At least when it comes to tabletop board game design, I have a feeling I’m doing something right.

For those who know me, they’re aware that I always have some board game idea bouncing around in my head. Folks would also know that I spend most of my free time – and much of my ‘disposable income’ – in such pursuits. Spending upwards of $100 at a time on game components is not foreign to me. Granted, it’s usually to cash in on a sale or some kind of discount…But is that something a healthy adult male would do, when they’ve never had a legitimate prototype selected by a publisher?

HOWEVER, I have a strong suspicion that I’m doing something worth doing. The activity: blind playtests.

A blind playtest is when you send your game – and ruleset – off to someone and you let them learn how to play it on their own, without you there to teach it to them, without you there looking over their shoulder, without you there to ‘fudge through’ a particularly prickly segment of the gameplay. Someone else has a first look at your game and they see it for what it is, warts and all.

If it’s a mess, then they will let you know. If something doesn’t make sense, then they will call you out on it. If it’s broken, then they’ll tell you how much your game sucks.

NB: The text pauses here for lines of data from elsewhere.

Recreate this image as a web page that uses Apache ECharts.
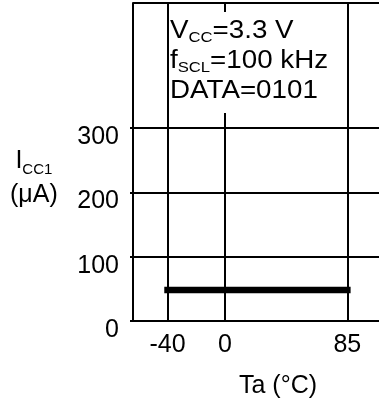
<!DOCTYPE html>
<html>
<head>
<meta charset="utf-8">
<script src="https://cdn.jsdelivr.net/npm/echarts@6/dist/echarts.min.js"></script>
<style>
  html, body { margin: 0; padding: 0; background: #fff; }
  #chart { width: 379px; height: 405px; }
</style>
</head>
<body>
<div id="chart"></div>
<script>
// Supply current vs. ambient temperature
const tempTicks = [-40, 0, 85];          // x tick labels (°C)
const currentTicks = [0, 100, 200, 300]; // y tick labels (µA)
const gridCurrents = [100, 200, 300];    // horizontal grid lines
const ta = [-40, 85];                    // ambient temperature (°C)
const icc1 = [48, 48];                   // supply current (µA)

const FONT = '"Liberation Sans", Arial, Helvetica, sans-serif';
const BLACK = '#000';
const FS = 25;
const X_MIN = -64;
const X_MAX = 107;
const Y_MAX = 494;

const chart = echarts.init(document.getElementById('chart'), null, { renderer: 'canvas' });

const lineData = ta.map((t, i) => [t, icc1[i]]);

// Grid: vertical lines at the temperature ticks, horizontal lines at the
// current ticks, plus the frame's left and top edges.
const gridLines = [
  { xAxis: X_MIN },
  ...tempTicks.map(v => ({ xAxis: v })),
  ...gridCurrents.map(v => ({ yAxis: v })),
  { yAxis: Y_MAX }
];

chart.setOption({
  animation: false,
  backgroundColor: '#fff',
  textStyle: { fontFamily: FONT },
  grid: { left: 133, right: 0, top: 3, bottom: 84 },
  xAxis: {
    type: 'value', min: X_MIN, max: X_MAX,
    axisLine: { show: true, onZero: false, lineStyle: { color: BLACK, width: 2 } },
    axisTick: { show: false },
    splitLine: { show: false },
    axisLabel: {
      customValues: tempTicks, color: BLACK, fontSize: FS, fontFamily: FONT, margin: 12
    },
    name: 'Ta (\u00b0C)',
    nameLocation: 'middle',
    nameGap: 53,
    nameTextStyle: { color: BLACK, fontSize: FS, fontFamily: FONT, padding: [0, 0, 0, 44] }
  },
  yAxis: {
    type: 'value', min: 0, max: Y_MAX,
    axisLine: { show: true, onZero: false, lineStyle: { color: BLACK, width: 2 } },
    axisTick: { show: true, customValues: currentTicks, length: 3, lineStyle: { color: BLACK, width: 2 } },
    splitLine: { show: false },
    axisLabel: {
      customValues: currentTicks, margin: 14,
      formatter: '{n|{value}}',
      rich: {
        n: { color: BLACK, fontSize: FS, fontFamily: FONT, lineHeight: 43, verticalAlign: 'bottom' }
      }
    }
  },
  series: [{
    type: 'line',
    data: lineData,
    symbol: 'none',
    lineStyle: { color: BLACK, width: 6.5, cap: 'square' },
    z: 5,
    markLine: {
      silent: true,
      symbol: ['none', 'none'],
      label: { show: false },
      lineStyle: { color: BLACK, width: 2, type: 'solid' },
      data: gridLines,
      z: 1
    }
  }],
  graphic: [
    {
      type: 'rect', z: 50,
      shape: { x: 169, y: 12, width: 176, height: 101 },
      style: { fill: '#fff' }
    },
    {
      // test conditions, set slightly wide
      type: 'text', z: 51, x: 170, y: 16, scaleX: 1.11, scaleY: 1,
      style: {
        text: '{v|V}{s|CC}{v|=3.3 V}\n{v|f}{s|SCL}{v|=100 kHz}\n{v|DATA=0101}',
        rich: {
          v: { fontSize: FS, lineHeight: 30, fontFamily: FONT, fill: BLACK },
          s: { fontSize: 15, lineHeight: 30, fontFamily: FONT, fill: BLACK, verticalAlign: 'bottom', padding: [0, 0, 1, 0] }
        }
      }
    },
    {
      type: 'text', z: 51, left: 10, top: 149,
      style: {
        text: '{v|I}{s|CC1}\n{v|(\u03bcA)}',
        align: 'center',
        rich: {
          v: { fontSize: FS, lineHeight: 34, fontFamily: FONT, fill: BLACK, align: 'center' },
          s: { fontSize: 15, lineHeight: 34, fontFamily: FONT, fill: BLACK, verticalAlign: 'bottom', padding: [0, 0, 1, 0] }
        }
      }
    }
  ]
});
</script>
</body>
</html>
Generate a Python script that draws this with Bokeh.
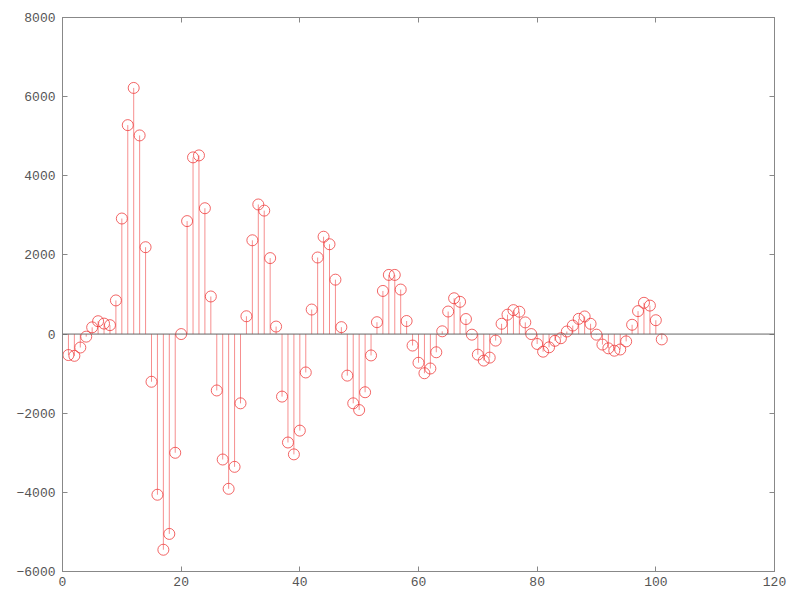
from bokeh.plotting import figure
from bokeh.models import ColumnDataSource, FixedTicker, LinearAxis, Range1d, Span, CustomJSTickFormatter
from bokeh.embed import file_html
from bokeh.resources import INLINE

xs = list(range(1, 102))
values = [
    -530, -550, -340, -65, 170, 325, 265, 225, 850, 2920,
    5280, 6220, 5020, 2195, -1205, -4060, -5450, -5050, -3000, 0,
    2855, 4465, 4515, 3180, 950, -1425, -3170, -3910, -3355, -1750,
    450, 2370, 3275, 3120, 1920, 190, -1580, -2740, -3040, -2440,
    -970, 620, 1935, 2460, 2270, 1375, 175, -1050, -1750, -1920,
    -1470, -540, 300, 1090, 1495, 1495, 1125, 330, -290, -725,
    -990, -870, -460, 70, 570, 905, 815, 380, -15, -520,
    -670, -595, -165, 260, 490, 605, 565, 295, 0, -250,
    -445, -335, -170, -105, 65, 215, 385, 445, 260, -15,
    -265, -360, -420, -390, -185, 235, 580, 790, 720, 350,
    -135,
]
baseline = [0] * len(xs)
x_ticks = [0, 20, 40, 60, 80, 100, 120]
y_ticks = [-6000, -4000, -2000, 0, 2000, 4000, 6000, 8000]

src = ColumnDataSource(dict(x=xs, y=values, y0=baseline))

p = figure(width=790, height=592, output_backend="svg", toolbar_location=None,
           x_range=Range1d(0, 120), y_range=Range1d(-6000, 8000))
p.min_border_left = 62
p.min_border_right = 16
p.min_border_top = 17
p.min_border_bottom = 21
p.grid.visible = False
p.outline_line_color = "#888888"
p.background_fill_color = "white"
p.border_fill_color = "white"

stem_color = "#ee3333"
p.add_layout(Span(location=0, dimension="width", line_color="#666666", line_width=1))
p.segment(x0="x", y0="y0", x1="x", y1="y", source=src, line_color=stem_color,
          line_alpha=0.55, line_width=1)
p.scatter(x="x", y="y", source=src, marker="circle", size=11, fill_color=None,
          line_color=stem_color, line_alpha=0.75, line_width=1)

font = "Liberation Mono"

def style(ax, ticks, labels=True):
    ax.ticker = FixedTicker(ticks=ticks)
    ax.minor_tick_line_color = None
    ax.major_tick_in = 5
    ax.major_tick_out = 0
    ax.axis_line_color = "#888888"
    ax.major_tick_line_color = "#888888"
    ax.major_label_text_font = font
    ax.major_label_text_color = "#555555"
    ax.major_label_text_font_size = "13px"
    if labels:
        ax.major_label_standoff = 7
    else:
        ax.formatter = CustomJSTickFormatter(code="return ''")
        ax.major_label_standoff = 0

style(p.xaxis[0], x_ticks)
style(p.yaxis[0], y_ticks)
p.xaxis[0].major_label_standoff = 5

top = LinearAxis()
style(top, x_ticks, labels=False)
p.add_layout(top, "above")
right = LinearAxis()
style(right, y_ticks, labels=False)
p.add_layout(right, "right")

open("out.html", "w").write(file_html(p, INLINE))
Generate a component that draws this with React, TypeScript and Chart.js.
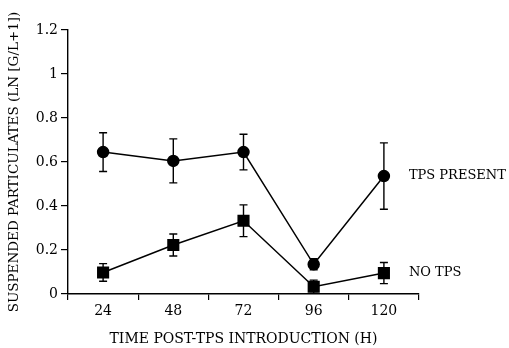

Having my first blind playtest EVER was a gigantic boost for me, personally. Not just because I need a pick me up (I’m personally in what polite folks would call a “transitional period” in my life), but because I feel I’ve risen to a new plateau in game design:

  • I needed at least a first draft of rules composed before I had even thought of sending the game out for a blind playtest. Few games of mine have made it this far…and I have over a dozen prototypes sitting at home.
  • I realized how significant the inclusion of graphics can be when describing rules and game concepts. Essentially, anything that’s complex can be more easily described in pictures.
  • You receive more-or-less impartial feedback – or at least feedback that’s delivered without the awkwardness of you being there in the player’s face. Rules clarity, game flow, game length, and fun factor are all assessed by someone seeing your game for the first time without you around.
  • As a designer, you toughen up. Sending out your creation to others – knowing well that it could easily flop – takes courage. Once you’ve done it, you’ll find it easier to do again with a more-polished prototype (and eventually other game designs). If you’re not used to rejection, then you will be after playtesting is done.

Mole Majority has reached an additional milestone, and for that I am very pleased. Blind playtesting is something I’d never done before, but in terms of being a designer it was pivotal.